The New York bookshops were besieged by Shepherd’s conspirators who reported their experiences on air. Shepherd had predicted that the first caller to a shop would be dismissed, that the second would be told the book was on order; but that a third inquiry would result in telephone calls to distributors who would then besiege Publishers Weekly. It all happened exactly as he had predicted.

One listener reported on a snooty bookshop assistant, the kind, he said, who gave the impression that he might himself be Kierkegaard or Schopenhauer. The assistant had the habit of dropping remarks like ‘Proust never really  matured’ or ‘Joyce, a bit overrated don’t you think?’ When the customer asked, however, for the non-existent Fred Ewing’s I, Libertine, the same assistant brightened up: ‘Ah, Ewing’, he said, ‘it’s about time the public discovered him’.

Going Global

Airline pilots listening on shortwave got the joke and brought word of the imaginary book to Paris, London, Rome, even to Honolulu bookshops.

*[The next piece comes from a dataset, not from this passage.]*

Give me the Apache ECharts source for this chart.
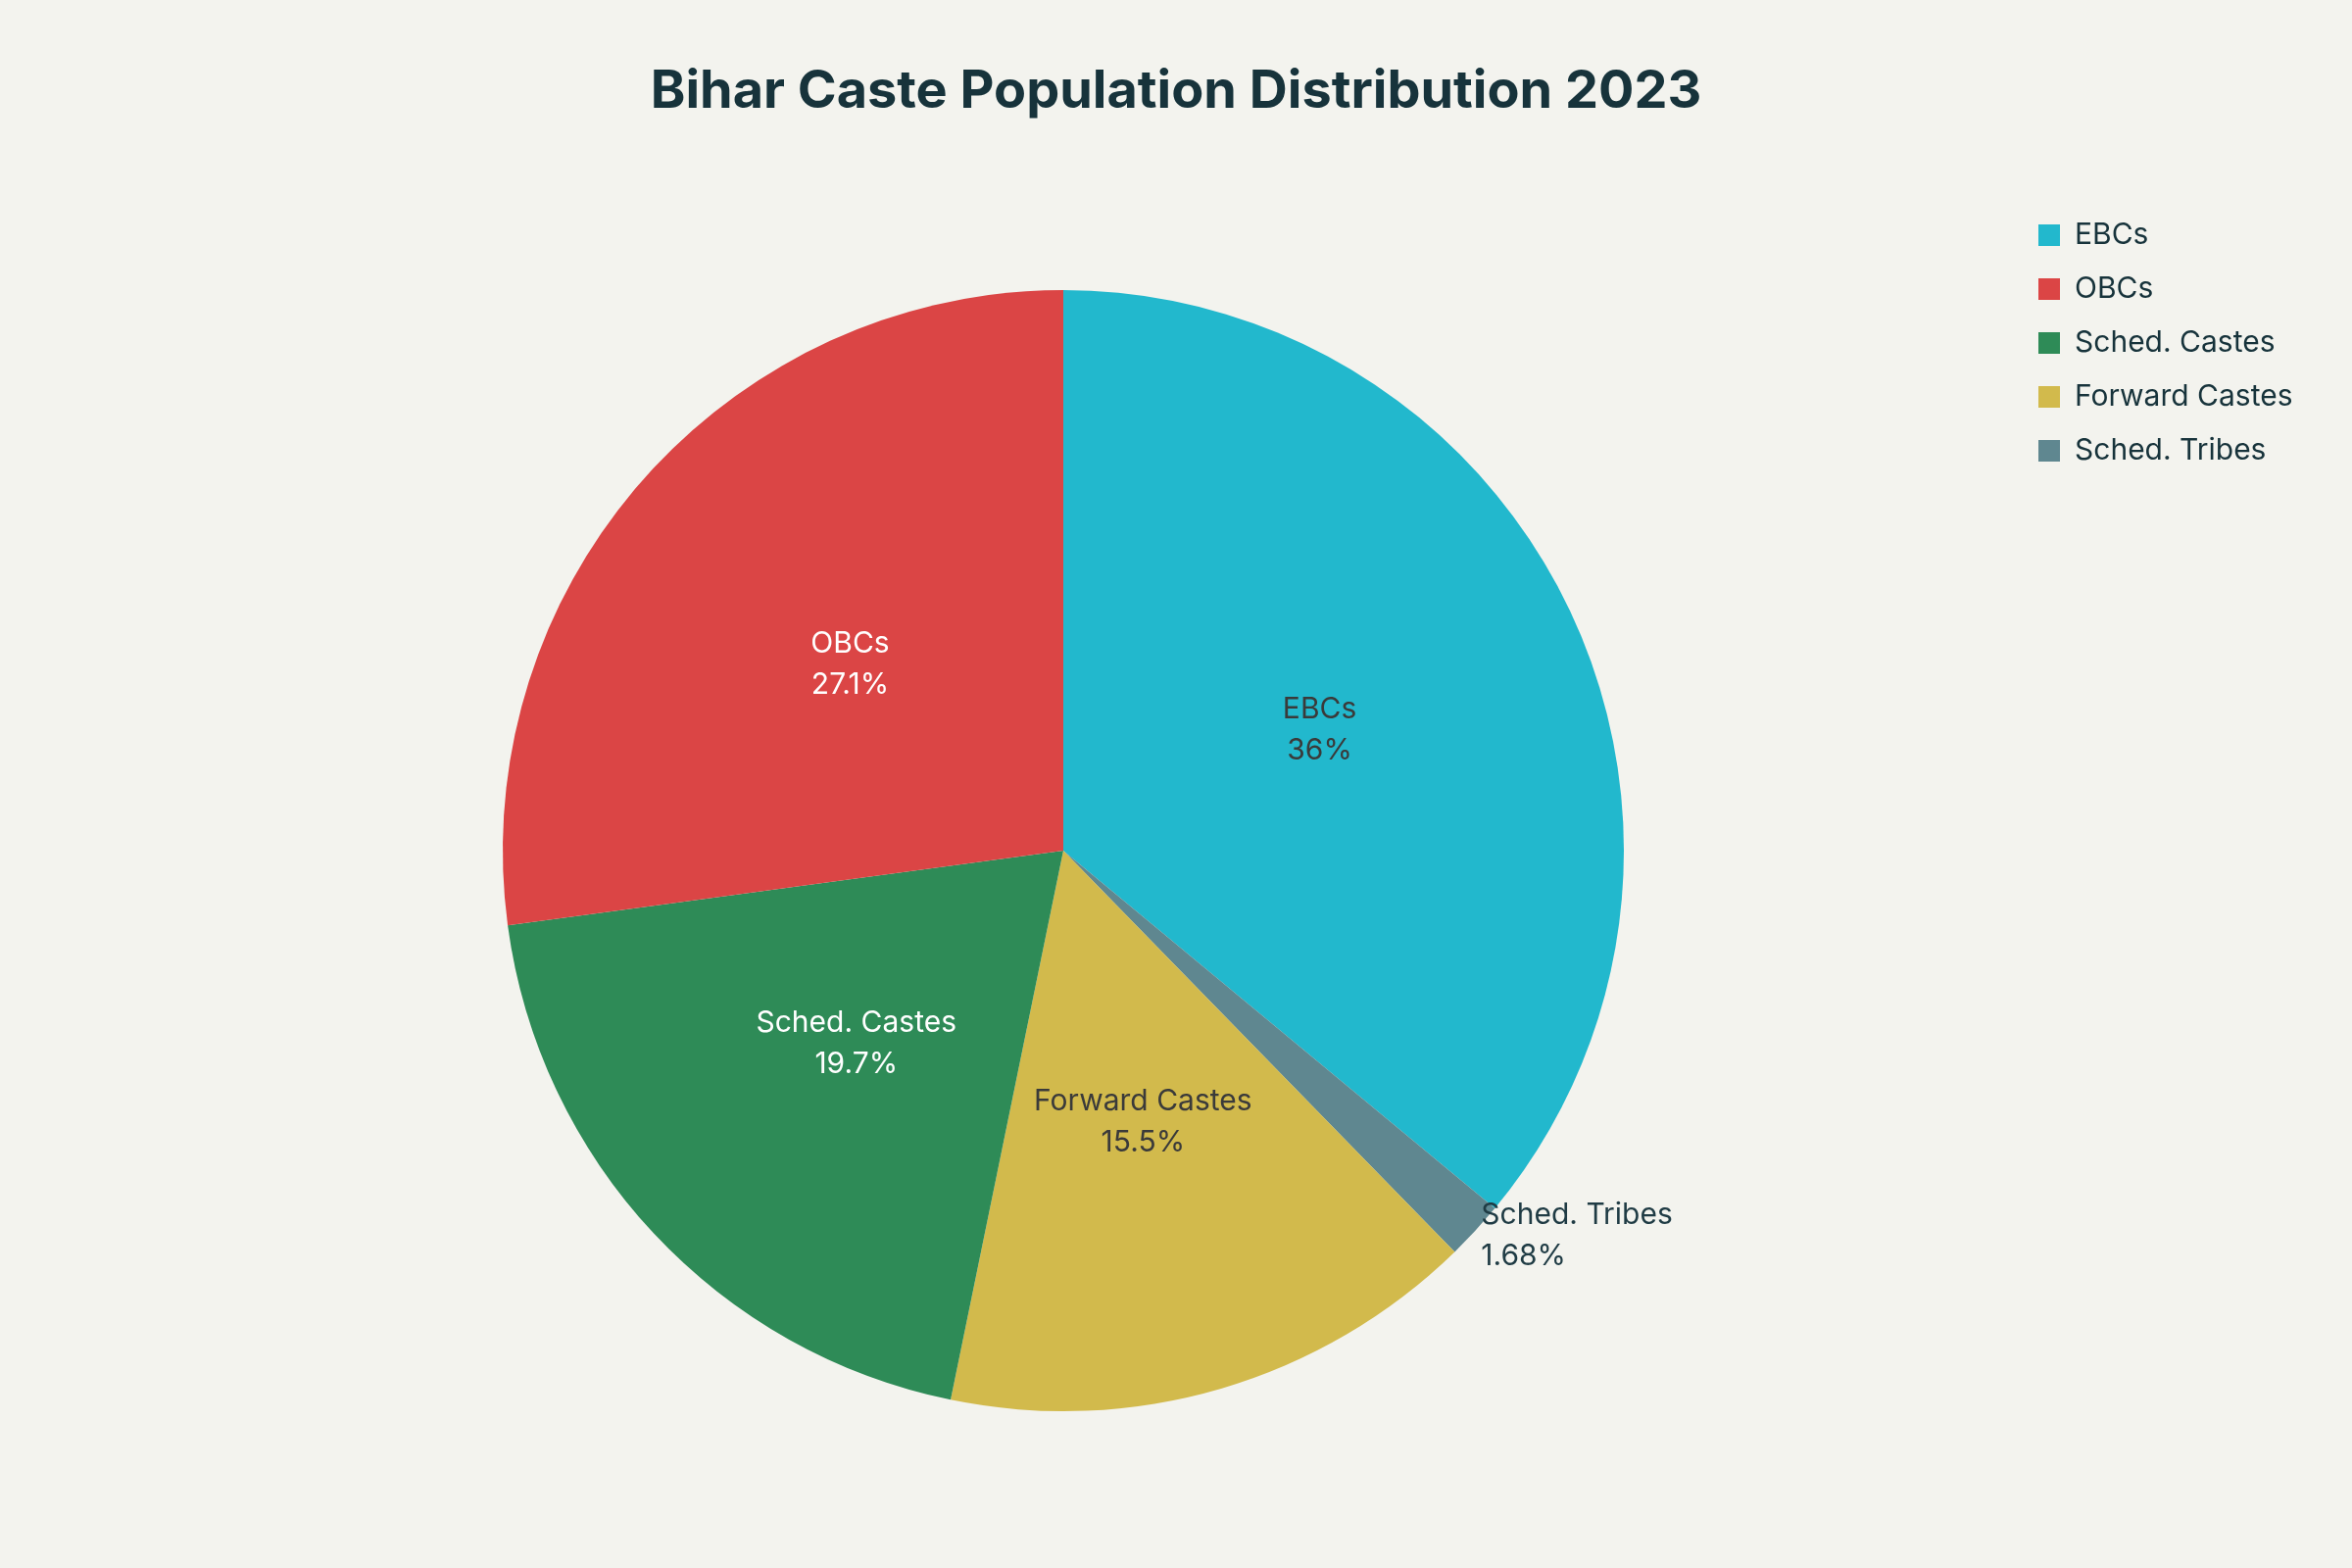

Soon everybody was talking about I, Libertine.

Gene Shepherd and his listeners kept the intrigue going for eight weeks. One student reported that his end-of-term thesis on Frederik R. Ewing’s equally non-existent pre-war BBC Radio 3 broadcasts on the History of Literature had been awarded a B plus.

The student’s examiner had written in red ink ‘Superb research!’ The student mournfully told Shepherd on air: ‘Maybe my whole education’s been phoney. Now I think maybe even Chaucer didn’t exist.’

Another  listener rang to say she mentioned the book at her bridge club. Three ladies claimed to have read it, two of them disliking it very much.

A fundamentalist church in Boston actually banned the book.

A New York gossip columnist, Errol Wilson, wrote: ‘Had lunch to-day with Freddie Ewing and his wife just before they set sail for India. Freddie said he was surprised at the popularity of his book’

Finally, the inevitable: the New York Times Literary supplement carried a review of the non-existent book. As a result I, Libertine appeared on the nationwide best-seller list and Gene Shepherd’s project was complete.

But he was now getting nervous. What if the President of the U.S.A. referred to the non-existent book – this was, after all, the paranoid fifties. Might Shepherd be hauled before The House Un-American Activities Committee, for making an ass of the Commander-in-Chief?

House Un-American Activities Committee.

Busted

When a journalist rang in to tell Shepherd that he too was a ‘night person’, that he knew the whole story and suggested that it might be time to reveal the deception Shepherd jumped at the chance.

The Wall Street Journal carried the entire bizarre story on its front page. It was reproduced word for word across the world – even in Pravda, the official Soviet news agency.

Shepherd was inundated with phone inquiries from newspapers in six countries. But in America the story was spun very carefully. ‘Radio DJ deceives the public’ was the usual headline. This, as Shepherd protested, was untrue. His entire listenership had simply demonstrated how hype and PR could manipulate the public. But his was  an unpalatable message in the self-proclaimed home of  individualism.

The story ended not too badly. Before the expose, a paperback publisher named Ballantine had asked the Wall Street journalist for help in tracking down Ewing with a view to buying the paperback rights to the non-existent book.

Shepherd joined them one day for lunch and the journalist introduced the broadcaster as the real Frederick Ronald Ewing. Ballantine was astonished but retained his focus. He said: ‘Of course, you will now have to write the book’ And in six weeks the broadcaster and the journalist did so. The real book became a bestseller and they gave the proceeds to charity.

Moneybutton

However Gene Shepherd had long been resented by the advertisers on his radio show – he tended to make fun of the commercials with the introduction ‘Here comes the moneybutton’ – and they gradually sidelined him into doing hour-long broadcasts.

No longer was total freedom of the airwaves available  to him. He ended his career presenting his show on college campus radio while he churned out books, for one of which he invented the slogan: ‘In God we Trust – the rest pay cash’. Gene Shepherd died in 2002.

I now await my own novel’s 47th rejection slip, but thanks to Gene Shepherd I care  a little less whether it comes or not.